With a population of 7.5 million people, a 200 billion euros (£161bn) economy and its own police force, Catalonia is bigger than Belgium and richer than Portugal and Andorra combined, all of which are independent states recognised by the European Union.
However, Mr Mas, leader of Convergència i Unió (CiU) and president of Catalonia’s regional parliament, must first win an absolute majority on Sunday’s elections, which seems unlikely according to most polls. Mr Mas is set to win 62 to 64 seats out of a total of 135 parliamentary seats, falling short of a 68-seats majority that could weaken his party’s bid for independence and put his political career in jeopardy.
Throughout the campaign, Mr Mas has used Catalonia’s wealth and distinct history as leverage against Spain’s central government, which monitors the regions’ budget to ensure fiscal discipline. Catalonia is Spain’s wealthiest and most industrialised region accounting for almost 19 percent of the Spanish GDP and is home to some of Spain’s largest companies including global retailer Mango and Caixabank, the country’s third largest lender.
But, as Spain’s biggest economy, Catalonia is also highly indebted and was recently forced to seek a five billion euros bailout from the central government. It is also heavily exposed to Spanish domestic demand and this could lead to an economic boycott of Catalan products as seen in 2005 when sales of cava, a popular sparkling wine produced in Catalonia, fell 6.6 percent from the previous year according to the Cava Regulation Board, after separatists introduced a new and more autonomous self-rule charter.
Swiss bank UBS said in a research note entitled ‘Can Catalonia leave? Hardly’ that secession could translate into a four percent budget surplus for Catalonia and a 78 percent debt-to-GDP ratio- a good deal for the region considering that Spain’s debt is set to widen to 90.5 percent of its GDP in 2013, according to the country’s finance ministry.
The flip side? Catalonia may have to exit and re-access the European Union. In this case, the new state would be shut down from its main market- Spain and the EU account for 63 percent of its exports- while facing large debt redemption due in 2013. This could ignite uncertainties over Catalonia’s future among investors and trigger a “sovereign default, bank runs and a huge drop in wealth and income” according to the UBS report.

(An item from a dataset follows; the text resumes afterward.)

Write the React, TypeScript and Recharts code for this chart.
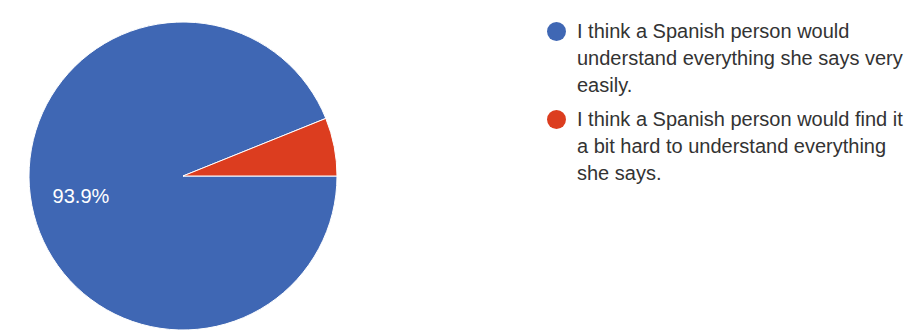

Similarly, JPMorgan estimates that, while an independent Catalonia could be “fiscally credible”, the economic benefits would remain scarce- assuming that transition costs are “minimal” and there are “no significant disruptions” in trading with the rest of Spain-an unlikely scenario.
So far, Mr Mas has capitalised on passionate nationalistic feelings for political reasons but he may have to tame his separatist rhetoric for economic ones. Separatists often argue that Catalonia is Spain’s cash cow and this has fueled a fiscal deficit of approximately eight percent of the Catalan GDP. This means that taxes collected in Catalonia are used to fund nationwide services and support weaker regions in what the Spanish government calls the principle of ‘national solidarity’.
However, this is not exclusive to Catalonia as Madrid, Valencia and the Balearic Islands also make a greater contribution to the country as a whole based on what they receive in return from the central government. Madrid runs a fiscal deficit accounting for approximately five percent of its regional GDP, while Valencia, the most indebted region alongside Catalonia, runs a six percent fiscal deficit.
But perhaps the greatest obstacle for Catalonia’s self determination lies at the heart of European politics. Last week, Jose Manuel Barroso, president of the European Commission, implied that Catalonia as an independent state will not be automatically granted membership of the EU nor the monetary union.
Under the Lisbon Treaty, states that secede must re-apply for membership. Mr Mas has repeatedly said he wants Catalonia to stay in the EU and keep the single currency. The integration of a new member must be approved by all existing member states, including Spain, which would surely use its veto to block any attempts at enlargement.
Catalonia’s nationalist movement could turn into a pan-European headache for the EU, triggering a domino effect among Belgian-Flemish separatists and Italy’s Northern League. The EU would want to avoid this at all costs as it battles the worst economic and financial crisis since World War II. Locked out of the Spanish market and left isolated in Europe, Catalonia may soon find out that secession is a dead-end and Mr Mas’ nationalist gamble an ill-handled political manoeuvre.